#### Provided data ####

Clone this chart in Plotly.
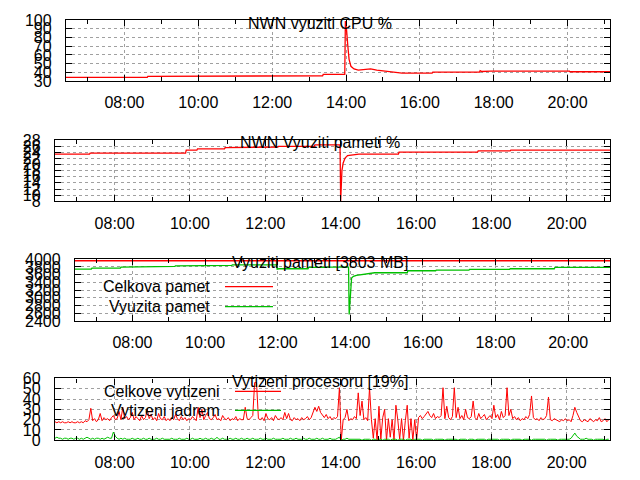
import pandas as pd
import plotly.graph_objects as go

DAY = "2013-05-14 "
FONT = "Liberation Sans"

# --- NWN vyuziti CPU %
cpu_nwn_time = ["06:25", "08:37", "08:38", "10:39", "10:40", "13:22", "13:23", "13:58", "13:59",
                "14:01", "14:03", "14:05", "14:08", "14:13", "14:20", "14:30", "14:40", "14:50",
                "15:00", "15:14", "15:24", "15:31", "16:20", "16:21", "17:37", "17:38", "17:41",
                "17:55", "20:03", "20:04", "21:09"]
cpu_nwn = [34.2, 34.2, 35.3, 35.3, 36.1, 36.1, 37.6, 37.6, 99,
           88, 70, 55, 47, 44, 42.5, 43.5, 44, 42.5,
           41.9, 40.7, 40.0, 39.2, 39.2, 40.3, 40.3, 42, 41,
           41.5, 41.5, 40.7, 40.7]

# --- NWN Vyuziti pameti %
mem_nwn_time = ["06:25", "07:20", "07:21", "09:53", "09:54", "10:11", "10:12", "10:55", "10:56",
                "11:18", "11:19", "12:20", "12:21", "13:18", "13:19", "13:59", "14:00", "14:02",
                "14:04", "14:07", "14:11", "14:29", "15:32", "15:33", "17:38", "17:39", "18:30",
                "18:31", "21:09"]
mem_nwn = [23.35, 23.35, 23.7, 23.7, 24.65, 24.65, 25.1, 25.1, 25.5,
           25.5, 25.7, 25.7, 25.9, 25.9, 26.4, 26.4, 8, 18,
           20.5, 22.1, 22.9, 23.35, 23.35, 24.0, 24.0, 24.4, 24.4,
           24.65, 24.65]

# --- Vyuziti pameti [3803 MB]
mem_total_time = ["06:25", "21:09"]
mem_total = [3960, 3960]
mem_used_time = ["06:25", "06:52", "06:53", "07:40", "07:41", "08:29", "08:30", "09:10", "09:11",
                 "10:04", "10:05", "10:44", "10:45", "11:58", "11:59", "12:02", "12:50", "12:51",
                 "13:20", "13:21", "13:57", "13:58", "14:02", "14:05", "14:10", "14:25", "14:40",
                 "15:34", "15:35", "16:21", "16:22", "17:16", "17:17", "18:23", "18:24", "19:37",
                 "19:38", "21:09"]
mem_used = [3743, 3743, 3768, 3768, 3794, 3794, 3812, 3812, 3829,
            3829, 3837, 3837, 3855, 3855, 3740, 3752, 3752, 3786,
            3786, 3795, 3795, 2571, 3512, 3555, 3581, 3615, 3649,
            3649, 3700, 3700, 3718, 3718, 3735, 3735, 3752, 3752,
            3786, 3786]

# --- Vytizeni procesoru [19%], one sample every 3 minutes from 06:25
cpu_start = "06:25"
cpu_step = "3min"
cpu_total = [
    18, 17, 18, 17, 18, 17, 17, 18, 17, 18, 17, 17, 18, 17, 18, 17, 19, 18, 20, 31,  # 06:25
    19, 21, 18, 20, 26, 19, 22, 20, 21, 19, 22, 24, 20, 21, 28, 20, 32, 21, 23, 20,  # 07:25
    22, 27, 20, 23, 21, 19, 24, 20, 22, 30, 21, 25, 20, 22, 19, 26, 21, 20, 23, 19,  # 08:25
    21, 19, 22, 20, 25, 21, 19, 23, 20, 22, 19, 21, 20, 23, 21, 19, 32, 22, 30, 20,  # 09:25
    24, 27, 21, 20, 22, 25, 20, 21, 19, 24, 21, 20, 22, 19, 21, 20, 23, 19, 21, 20,  # 10:25
    20, 32, 21, 20, 22, 24, 56, 56, 21, 20, 22, 19, 26, 21, 20, 22, 19, 24, 21, 20,  # 11:25
    22, 20, 27, 21, 26, 20, 19, 22, 20, 21, 19, 22, 20, 21, 23, 20, 22, 27, 32, 28,  # 12:25
    33, 27, 24, 22, 25, 21, 23, 20, 22, 21, 23, 51, 0, 20, 22, 30, 19, 21, 20, 23,   # 13:25
    21, 46, 24, 38, 20, 22, 19, 51, 20, 2, 21, 0, 33, 1, 22, 30, 0, 21, 3, 20,       # 14:25
    0, 34, 20, 1, 21, 0, 19, 34, 2, 21, 0, 20, 0, 22, 24, 21, 23, 25, 28, 24,        # 15:25
    22, 26, 21, 23, 22, 24, 51, 21, 33, 22, 20, 23, 51, 22, 32, 21, 24, 20, 30, 22,  # 16:25
    21, 23, 38, 22, 20, 26, 21, 23, 25, 20, 22, 24, 21, 34, 22, 25, 20, 28, 22, 24,  # 17:25
    51, 24, 30, 21, 23, 20, 22, 19, 21, 20, 23, 21, 25, 43, 22, 20, 21, 19, 22, 20,  # 18:25
    21, 24, 42, 20, 19, 21, 20, 19, 18, 20, 19, 21, 19, 20, 18, 24, 32, 27, 22, 19,  # 19:25
    18, 20, 19, 18, 21, 19, 18, 20, 19, 22, 18, 19, 21, 18, 20,                      # 20:25
]
cpu_kernel = [
    2, 3, 2, 2, 1, 2, 2, 1, 2, 2, 1, 2, 2, 1, 2, 1, 2, 3, 2, 1,
    2, 1, 2, 2, 1, 2, 1, 2, 3, 2, 2, 8, 4, 2, 1, 2, 1, 2, 1, 1,
    1, 2, 1, 1, 2, 1, 1, 2, 1, 1, 2, 1, 1, 1, 2, 1, 1, 2, 1, 1,
    1, 1, 2, 1, 1, 1, 2, 1, 1, 1, 2, 1, 1, 2, 1, 1, 1, 2, 1, 1,
    2, 1, 1, 2, 1, 1, 3, 1, 1, 2, 1, 1, 1, 2, 1, 1, 2, 1, 1, 2,
    1, 1, 2, 1, 1, 2, 1, 1, 1, 2, 1, 1, 2, 1, 1, 1, 2, 1, 1, 1,
    1, 2, 1, 1, 1, 2, 1, 1, 2, 1, 1, 1, 2, 1, 1, 2, 1, 1, 1, 2,
    1, 1, 2, 1, 1, 1, 2, 1, 1, 1, 2, 3, 0, 1, 1, 2, 1, 1, 1, 1,
    1, 1, 1, 0, 1, 1, 1, 1, 0, 1, 1, 0, 1, 1, 0, 1, 1, 1, 0, 1,
    1, 1, 0, 1, 1, 1, 0, 1, 1, 1, 0, 1, 1, 1, 1, 0, 1, 1, 1, 1,
    1, 0, 1, 1, 1, 1, 1, 0, 1, 1, 1, 1, 1, 1, 0, 1, 1, 1, 1, 0,
    1, 1, 1, 0, 1, 1, 1, 1, 1, 0, 1, 1, 1, 1, 1, 1, 0, 1, 1, 1,
    1, 1, 0, 1, 1, 1, 1, 1, 0, 1, 1, 1, 1, 0, 1, 1, 1, 1, 1, 1,
    1, 0, 1, 1, 1, 1, 1, 0, 1, 1, 1, 1, 1, 1, 2, 5, 7, 4, 2, 1,
    1, 1, 2, 1, 1, 1, 0, 1, 1, 1, 1, 1, 0, 1, 1,
]

titles = ["NWN vyuziti CPU %", "NWN Vyuziti pameti %", "Vyuziti pameti [3803 MB]",
          "Vytizeni procesoru [19%]"]
y_ranges = [[30, 100], [8, 28], [2400, 4000], [0, 60]]
y_steps = [10, 2, 200, 10]

RED = "#ff0000"
GREEN = "#00c000"


def times(hhmm):
    return pd.to_datetime([DAY + t for t in hhmm])


def px(x):
    return x / 640


def py(y):
    # the photographed page comes out a little squeezed vertically, so undo that here
    return 1 - ((y - 7.8) / 0.9666) / 480


# panel boxes in pixels: left, right, top, bottom
boxes = [(66, 610, 20, 81), (55, 610, 140, 201.5), (75, 610, 259.5, 321.5), (55, 610, 379, 441)]

fig = go.Figure()
cpu_x = pd.date_range(DAY + cpu_start, periods=len(cpu_total), freq=cpu_step)

fig.add_trace(go.Scatter(x=times(cpu_nwn_time), y=cpu_nwn, mode="lines",
                         line={"color": RED, "width": 1.3}, xaxis="x", yaxis="y"))
fig.add_trace(go.Scatter(x=times(mem_nwn_time), y=mem_nwn, mode="lines",
                         line={"color": RED, "width": 1.3}, xaxis="x2", yaxis="y2"))
fig.add_trace(go.Scatter(x=times(mem_total_time), y=mem_total, mode="lines", name="Celkova pamet",
                         line={"color": RED, "width": 1.5}, xaxis="x3", yaxis="y3"))
fig.add_trace(go.Scatter(x=times(mem_used_time), y=mem_used, mode="lines", name="Vyuzita pamet",
                         line={"color": GREEN, "width": 1.3}, xaxis="x3", yaxis="y3"))
fig.add_trace(go.Scatter(x=cpu_x, y=cpu_total, mode="lines", name="Celkove vytizeni",
                         line={"color": RED, "width": 1}, xaxis="x4", yaxis="y4"))
fig.add_trace(go.Scatter(x=cpu_x, y=cpu_kernel, mode="lines", name="Vytizeni jadrem",
                         line={"color": GREEN, "width": 1}, xaxis="x4", yaxis="y4"))

layout = {}
annotations = []
for i, (left, right, top, bottom) in enumerate(boxes):
    n = "" if i == 0 else str(i + 1)
    layout["xaxis" + n] = dict(
        domain=[px(left), px(right)], anchor="y" + n, type="date",
        range=[DAY + "06:25", DAY + "21:09"], tickformat="%H:%M",
        tick0=DAY + "00:00", dtick=7200000,
        ticks="inside", ticklen=6, tickcolor="black", tickwidth=1,
        showline=True, linecolor="black", linewidth=1.3, mirror="allticks",
        showgrid=True, gridcolor="#a0a0a0", griddash="3px,3px", gridwidth=1,
        zeroline=False, ticklabelstandoff=7,
        tickfont={"family": FONT, "size": 16, "color": "black"},
        minor=dict(tick0=DAY + "00:00", dtick=3600000, ticks="inside", ticklen=4,
                   tickcolor="black", showgrid=False),
    )
    layout["yaxis" + n] = dict(
        domain=[py(bottom), py(top)], anchor="x" + n,
        range=y_ranges[i], tick0=y_ranges[i][0], dtick=y_steps[i],
        ticks="inside", ticklen=6, tickcolor="black", tickwidth=1,
        showline=True, linecolor="black", linewidth=1.3, mirror="allticks",
        showgrid=True, gridcolor="#a0a0a0", griddash="3px,3px", gridwidth=1,
        zeroline=False, ticklabelstandoff=10,
        tickfont={"family": FONT, "size": 16, "color": "black"},
    )
    annotations.append(dict(
        text=titles[i], xref="paper", yref="paper", x=0.5, y=py(top + 3),
        xanchor="center", yanchor="middle", showarrow=False,
        font={"family": FONT, "size": 16, "color": "black"},
    ))

# gnuplot style keys: text, then a line sample, on a white box over the grid
keys = [
    # box (l, r, t, b), text right edge, sample start/end, rows of (label, colour, y)
    ((75, 281, 272, 321), 212, 225, 273, [("Celkova pamet", RED, 287), ("Vyuzita pamet", GREEN, 307)]),
    ((55, 285, 379, 426), 222, 235, 281, [("Celkove vytizeni", RED, 392), ("Vytizeni jadrem", GREEN, 411)]),
]
shapes = []
for (bl, br, bt, bb), text_right, s0, s1, rows in keys:
    shapes.append(dict(type="rect", xref="paper", yref="paper", x0=px(bl + 1), x1=px(br),
                       y0=py(bb - 1), y1=py(bt), fillcolor="white", line={"width": 0}, layer="between"))
    for label, colour, y in rows:
        annotations.append(dict(
            text=label, xref="paper", yref="paper", x=px(text_right), y=py(y),
            xanchor="right", yanchor="middle", showarrow=False,
            font={"family": FONT, "size": 16, "color": "black"},
        ))
        shapes.append(dict(type="line", xref="paper", yref="paper", x0=px(s0), x1=px(s1),
                           y0=py(y), y1=py(y), line={"color": colour, "width": 1.3}, layer="above"))

fig.update_layout(
    **layout,
    annotations=annotations,
    shapes=shapes,
    width=640,
    height=480,
    margin={"l": 0, "r": 0, "t": 0, "b": 0},
    paper_bgcolor="white",
    plot_bgcolor="white",
    showlegend=False,
    font={"family": FONT, "size": 16, "color": "black"},
)

# the page body keeps its default 8px margin otherwise
fig.write_html("out.html", config={"displayModeBar": False},
               post_script="document.body.style.margin = '0';")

####

*Given exercise*:
Pictures stay out. Print the data exactly, from its first line through the line containing "24.65, 24.65]".

*Task output*:
Clone this chart in Plotly.
import pandas as pd
import plotly.graph_objects as go

DAY = "2013-05-14 "
FONT = "Liberation Sans"

# --- NWN vyuziti CPU %
cpu_nwn_time = ["06:25", "08:37", "08:38", "10:39", "10:40", "13:22", "13:23", "13:58", "13:59",
                "14:01", "14:03", "14:05", "14:08", "14:13", "14:20", "14:30", "14:40", "14:50",
                "15:00", "15:14", "15:24", "15:31", "16:20", "16:21", "17:37", "17:38", "17:41",
                "17:55", "20:03", "20:04", "21:09"]
cpu_nwn = [34.2, 34.2, 35.3, 35.3, 36.1, 36.1, 37.6, 37.6, 99,
           88, 70, 55, 47, 44, 42.5, 43.5, 44, 42.5,
           41.9, 40.7, 40.0, 39.2, 39.2, 40.3, 40.3, 42, 41,
           41.5, 41.5, 40.7, 40.7]

# --- NWN Vyuziti pameti %
mem_nwn_time = ["06:25", "07:20", "07:21", "09:53", "09:54", "10:11", "10:12", "10:55", "10:56",
                "11:18", "11:19", "12:20", "12:21", "13:18", "13:19", "13:59", "14:00", "14:02",
                "14:04", "14:07", "14:11", "14:29", "15:32", "15:33", "17:38", "17:39", "18:30",
                "18:31", "21:09"]
mem_nwn = [23.35, 23.35, 23.7, 23.7, 24.65, 24.65, 25.1, 25.1, 25.5,
           25.5, 25.7, 25.7, 25.9, 25.9, 26.4, 26.4, 8, 18,
           20.5, 22.1, 22.9, 23.35, 23.35, 24.0, 24.0, 24.4, 24.4,
           24.65, 24.65]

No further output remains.